### Working data

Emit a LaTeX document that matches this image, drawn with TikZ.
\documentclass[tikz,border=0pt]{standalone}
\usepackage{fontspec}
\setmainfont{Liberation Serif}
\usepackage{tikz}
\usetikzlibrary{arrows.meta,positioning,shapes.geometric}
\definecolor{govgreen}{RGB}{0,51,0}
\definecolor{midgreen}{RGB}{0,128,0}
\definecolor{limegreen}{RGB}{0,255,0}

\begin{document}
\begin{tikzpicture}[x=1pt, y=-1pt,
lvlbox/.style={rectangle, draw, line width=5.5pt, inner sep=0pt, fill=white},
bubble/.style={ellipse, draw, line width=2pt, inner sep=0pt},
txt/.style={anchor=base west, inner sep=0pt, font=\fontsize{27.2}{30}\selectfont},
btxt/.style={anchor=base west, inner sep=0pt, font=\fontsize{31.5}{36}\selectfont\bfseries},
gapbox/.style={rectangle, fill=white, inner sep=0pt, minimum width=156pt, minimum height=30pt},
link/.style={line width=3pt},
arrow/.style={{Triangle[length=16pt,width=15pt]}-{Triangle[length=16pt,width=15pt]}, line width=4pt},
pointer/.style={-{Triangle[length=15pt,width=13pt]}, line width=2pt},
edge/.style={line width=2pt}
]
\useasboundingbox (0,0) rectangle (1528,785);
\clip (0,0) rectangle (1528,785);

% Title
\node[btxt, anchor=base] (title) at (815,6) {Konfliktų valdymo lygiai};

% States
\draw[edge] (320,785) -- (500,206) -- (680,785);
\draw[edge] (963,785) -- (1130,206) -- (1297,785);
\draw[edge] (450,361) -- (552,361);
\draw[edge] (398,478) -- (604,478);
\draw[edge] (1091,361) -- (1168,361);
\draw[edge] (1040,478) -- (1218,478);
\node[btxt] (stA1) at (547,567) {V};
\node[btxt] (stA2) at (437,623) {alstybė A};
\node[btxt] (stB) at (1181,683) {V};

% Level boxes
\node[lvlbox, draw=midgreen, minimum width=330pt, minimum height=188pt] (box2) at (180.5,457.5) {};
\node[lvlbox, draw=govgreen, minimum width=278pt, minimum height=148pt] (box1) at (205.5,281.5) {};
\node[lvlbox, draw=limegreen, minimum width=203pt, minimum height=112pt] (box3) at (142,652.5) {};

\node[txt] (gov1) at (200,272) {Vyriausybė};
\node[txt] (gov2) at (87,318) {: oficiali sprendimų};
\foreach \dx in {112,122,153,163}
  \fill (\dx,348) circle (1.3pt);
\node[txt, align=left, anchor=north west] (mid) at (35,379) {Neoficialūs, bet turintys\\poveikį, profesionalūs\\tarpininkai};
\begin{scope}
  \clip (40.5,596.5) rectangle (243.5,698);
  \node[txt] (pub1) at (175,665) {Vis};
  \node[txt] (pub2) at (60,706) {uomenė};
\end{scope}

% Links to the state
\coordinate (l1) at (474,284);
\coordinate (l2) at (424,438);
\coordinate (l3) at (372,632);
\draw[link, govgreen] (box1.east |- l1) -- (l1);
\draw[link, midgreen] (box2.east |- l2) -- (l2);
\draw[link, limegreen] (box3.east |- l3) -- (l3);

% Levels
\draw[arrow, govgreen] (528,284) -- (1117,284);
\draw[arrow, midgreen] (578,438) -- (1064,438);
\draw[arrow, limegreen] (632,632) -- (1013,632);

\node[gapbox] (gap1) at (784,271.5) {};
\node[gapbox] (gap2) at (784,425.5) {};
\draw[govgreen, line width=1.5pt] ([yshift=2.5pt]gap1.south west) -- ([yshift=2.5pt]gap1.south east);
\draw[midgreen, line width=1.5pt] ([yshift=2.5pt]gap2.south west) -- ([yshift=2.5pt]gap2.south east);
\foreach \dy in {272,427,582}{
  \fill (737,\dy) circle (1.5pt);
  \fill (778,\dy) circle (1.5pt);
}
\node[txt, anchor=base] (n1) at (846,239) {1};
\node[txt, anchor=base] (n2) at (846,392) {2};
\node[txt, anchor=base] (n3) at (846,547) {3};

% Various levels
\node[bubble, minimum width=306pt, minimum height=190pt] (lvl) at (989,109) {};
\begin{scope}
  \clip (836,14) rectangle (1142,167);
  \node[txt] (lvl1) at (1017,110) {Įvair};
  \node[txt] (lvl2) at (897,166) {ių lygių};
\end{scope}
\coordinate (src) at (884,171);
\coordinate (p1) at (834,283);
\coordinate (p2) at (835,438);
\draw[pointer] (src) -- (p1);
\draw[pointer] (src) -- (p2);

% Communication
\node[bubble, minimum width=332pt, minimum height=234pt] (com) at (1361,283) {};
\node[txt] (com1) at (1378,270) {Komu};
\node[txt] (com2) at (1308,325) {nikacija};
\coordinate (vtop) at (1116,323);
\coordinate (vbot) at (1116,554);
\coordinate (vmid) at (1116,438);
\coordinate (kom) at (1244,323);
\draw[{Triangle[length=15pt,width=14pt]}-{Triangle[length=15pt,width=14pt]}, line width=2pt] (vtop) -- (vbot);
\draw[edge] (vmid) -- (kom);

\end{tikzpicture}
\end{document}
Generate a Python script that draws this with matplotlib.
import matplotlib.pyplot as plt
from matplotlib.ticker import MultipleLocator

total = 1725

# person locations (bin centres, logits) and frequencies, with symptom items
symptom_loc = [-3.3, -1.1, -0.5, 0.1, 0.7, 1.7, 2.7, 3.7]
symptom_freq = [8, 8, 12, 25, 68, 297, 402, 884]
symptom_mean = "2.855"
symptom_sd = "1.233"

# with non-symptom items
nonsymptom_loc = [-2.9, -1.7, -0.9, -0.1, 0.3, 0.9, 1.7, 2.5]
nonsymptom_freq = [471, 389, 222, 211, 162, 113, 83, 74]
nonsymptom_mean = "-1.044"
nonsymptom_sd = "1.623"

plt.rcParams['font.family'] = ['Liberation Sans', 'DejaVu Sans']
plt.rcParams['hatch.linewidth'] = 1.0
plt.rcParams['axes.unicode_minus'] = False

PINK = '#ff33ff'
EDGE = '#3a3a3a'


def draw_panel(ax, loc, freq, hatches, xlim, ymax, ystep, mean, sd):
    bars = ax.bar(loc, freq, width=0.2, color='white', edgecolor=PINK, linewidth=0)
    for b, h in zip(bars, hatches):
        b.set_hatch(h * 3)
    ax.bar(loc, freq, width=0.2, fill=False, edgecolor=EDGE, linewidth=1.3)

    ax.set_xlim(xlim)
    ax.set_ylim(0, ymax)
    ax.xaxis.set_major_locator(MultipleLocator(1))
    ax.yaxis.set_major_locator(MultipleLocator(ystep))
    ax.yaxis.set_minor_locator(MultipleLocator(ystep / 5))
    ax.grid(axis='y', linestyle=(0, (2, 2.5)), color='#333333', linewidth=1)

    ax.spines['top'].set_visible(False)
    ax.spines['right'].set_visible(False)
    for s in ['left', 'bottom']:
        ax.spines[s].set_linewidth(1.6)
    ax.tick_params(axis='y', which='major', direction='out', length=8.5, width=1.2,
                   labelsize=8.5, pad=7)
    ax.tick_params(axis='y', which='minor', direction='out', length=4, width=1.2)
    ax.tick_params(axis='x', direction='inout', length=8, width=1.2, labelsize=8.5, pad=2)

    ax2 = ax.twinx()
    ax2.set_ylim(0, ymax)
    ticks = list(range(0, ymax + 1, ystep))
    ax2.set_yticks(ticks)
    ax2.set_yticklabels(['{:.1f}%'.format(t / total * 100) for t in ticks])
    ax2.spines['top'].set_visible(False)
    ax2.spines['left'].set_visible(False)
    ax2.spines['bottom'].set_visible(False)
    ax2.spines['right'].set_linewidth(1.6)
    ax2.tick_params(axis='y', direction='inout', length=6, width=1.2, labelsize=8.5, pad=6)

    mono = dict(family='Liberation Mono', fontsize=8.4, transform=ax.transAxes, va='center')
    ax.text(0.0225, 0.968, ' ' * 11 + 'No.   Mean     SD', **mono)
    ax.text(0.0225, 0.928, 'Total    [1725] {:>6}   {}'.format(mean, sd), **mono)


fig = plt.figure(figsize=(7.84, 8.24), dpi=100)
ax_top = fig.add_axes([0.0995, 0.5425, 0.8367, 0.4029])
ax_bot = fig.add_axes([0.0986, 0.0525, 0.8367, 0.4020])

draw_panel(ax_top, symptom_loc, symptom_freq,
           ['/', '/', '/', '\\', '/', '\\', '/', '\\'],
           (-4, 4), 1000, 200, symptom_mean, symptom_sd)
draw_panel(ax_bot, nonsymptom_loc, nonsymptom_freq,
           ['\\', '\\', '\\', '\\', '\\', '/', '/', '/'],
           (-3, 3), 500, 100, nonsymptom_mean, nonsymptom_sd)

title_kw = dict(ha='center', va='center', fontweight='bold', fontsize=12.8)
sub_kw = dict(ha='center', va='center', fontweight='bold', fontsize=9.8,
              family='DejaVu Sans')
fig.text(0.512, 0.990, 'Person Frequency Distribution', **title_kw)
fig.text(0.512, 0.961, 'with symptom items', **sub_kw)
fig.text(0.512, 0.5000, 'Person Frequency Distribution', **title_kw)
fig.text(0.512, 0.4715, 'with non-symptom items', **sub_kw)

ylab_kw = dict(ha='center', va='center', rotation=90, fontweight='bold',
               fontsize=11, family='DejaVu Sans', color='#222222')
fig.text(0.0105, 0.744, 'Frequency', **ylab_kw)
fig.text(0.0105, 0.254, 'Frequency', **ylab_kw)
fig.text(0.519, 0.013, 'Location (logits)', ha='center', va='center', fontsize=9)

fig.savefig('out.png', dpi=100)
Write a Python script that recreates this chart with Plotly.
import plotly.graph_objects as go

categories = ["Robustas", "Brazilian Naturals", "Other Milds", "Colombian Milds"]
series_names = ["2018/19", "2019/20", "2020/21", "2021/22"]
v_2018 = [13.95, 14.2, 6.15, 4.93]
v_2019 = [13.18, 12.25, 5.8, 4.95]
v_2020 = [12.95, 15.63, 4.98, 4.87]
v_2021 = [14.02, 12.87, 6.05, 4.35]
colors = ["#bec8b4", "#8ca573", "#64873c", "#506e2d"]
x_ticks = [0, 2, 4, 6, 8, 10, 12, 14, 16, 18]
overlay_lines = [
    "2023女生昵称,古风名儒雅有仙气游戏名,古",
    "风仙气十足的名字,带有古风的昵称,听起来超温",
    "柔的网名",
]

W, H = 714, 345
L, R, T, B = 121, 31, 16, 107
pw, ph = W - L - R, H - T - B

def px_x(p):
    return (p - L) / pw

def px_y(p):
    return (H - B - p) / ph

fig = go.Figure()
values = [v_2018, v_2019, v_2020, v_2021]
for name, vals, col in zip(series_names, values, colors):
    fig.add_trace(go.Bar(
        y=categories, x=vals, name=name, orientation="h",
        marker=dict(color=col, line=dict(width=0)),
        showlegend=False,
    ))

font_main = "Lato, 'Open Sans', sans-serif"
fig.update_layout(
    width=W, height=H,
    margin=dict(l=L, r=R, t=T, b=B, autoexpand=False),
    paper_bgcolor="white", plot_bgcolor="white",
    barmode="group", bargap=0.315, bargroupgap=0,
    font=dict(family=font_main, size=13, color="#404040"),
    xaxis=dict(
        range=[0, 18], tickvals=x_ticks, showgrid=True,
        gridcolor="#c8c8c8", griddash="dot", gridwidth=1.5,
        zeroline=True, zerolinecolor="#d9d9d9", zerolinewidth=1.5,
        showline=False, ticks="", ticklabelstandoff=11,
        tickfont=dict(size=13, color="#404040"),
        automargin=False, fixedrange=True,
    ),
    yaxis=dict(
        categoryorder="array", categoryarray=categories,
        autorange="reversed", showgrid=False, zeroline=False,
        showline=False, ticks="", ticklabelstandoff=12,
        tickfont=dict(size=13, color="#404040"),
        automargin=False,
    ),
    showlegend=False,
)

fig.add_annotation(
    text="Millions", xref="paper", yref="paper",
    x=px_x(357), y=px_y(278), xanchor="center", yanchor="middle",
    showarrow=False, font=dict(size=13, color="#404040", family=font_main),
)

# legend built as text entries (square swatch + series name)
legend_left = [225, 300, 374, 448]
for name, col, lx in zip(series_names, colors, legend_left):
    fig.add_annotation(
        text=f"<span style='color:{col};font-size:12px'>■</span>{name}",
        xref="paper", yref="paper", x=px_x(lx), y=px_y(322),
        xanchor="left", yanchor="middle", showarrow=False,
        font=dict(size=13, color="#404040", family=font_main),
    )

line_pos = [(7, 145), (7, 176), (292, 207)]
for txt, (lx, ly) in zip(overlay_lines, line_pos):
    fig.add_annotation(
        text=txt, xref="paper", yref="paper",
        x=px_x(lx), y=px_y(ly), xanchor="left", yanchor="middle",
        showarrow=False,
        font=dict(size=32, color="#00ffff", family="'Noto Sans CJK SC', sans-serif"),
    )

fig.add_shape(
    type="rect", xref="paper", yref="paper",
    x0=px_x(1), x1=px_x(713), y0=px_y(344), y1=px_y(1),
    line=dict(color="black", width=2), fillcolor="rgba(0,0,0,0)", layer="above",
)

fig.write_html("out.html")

### Task goal
Within the material above, extract exactly the lines that start at the line containing "Write a Python" and stop after the line containing "return (H - B - p) / ph", and only those.

### Response to this task
Write a Python script that recreates this chart with Plotly.
import plotly.graph_objects as go

categories = ["Robustas", "Brazilian Naturals", "Other Milds", "Colombian Milds"]
series_names = ["2018/19", "2019/20", "2020/21", "2021/22"]
v_2018 = [13.95, 14.2, 6.15, 4.93]
v_2019 = [13.18, 12.25, 5.8, 4.95]
v_2020 = [12.95, 15.63, 4.98, 4.87]
v_2021 = [14.02, 12.87, 6.05, 4.35]
colors = ["#bec8b4", "#8ca573", "#64873c", "#506e2d"]
x_ticks = [0, 2, 4, 6, 8, 10, 12, 14, 16, 18]
overlay_lines = [
    "2023女生昵称,古风名儒雅有仙气游戏名,古",
    "风仙气十足的名字,带有古风的昵称,听起来超温",
    "柔的网名",
]

W, H = 714, 345
L, R, T, B = 121, 31, 16, 107
pw, ph = W - L - R, H - T - B

def px_x(p):
    return (p - L) / pw

def px_y(p):
    return (H - B - p) / ph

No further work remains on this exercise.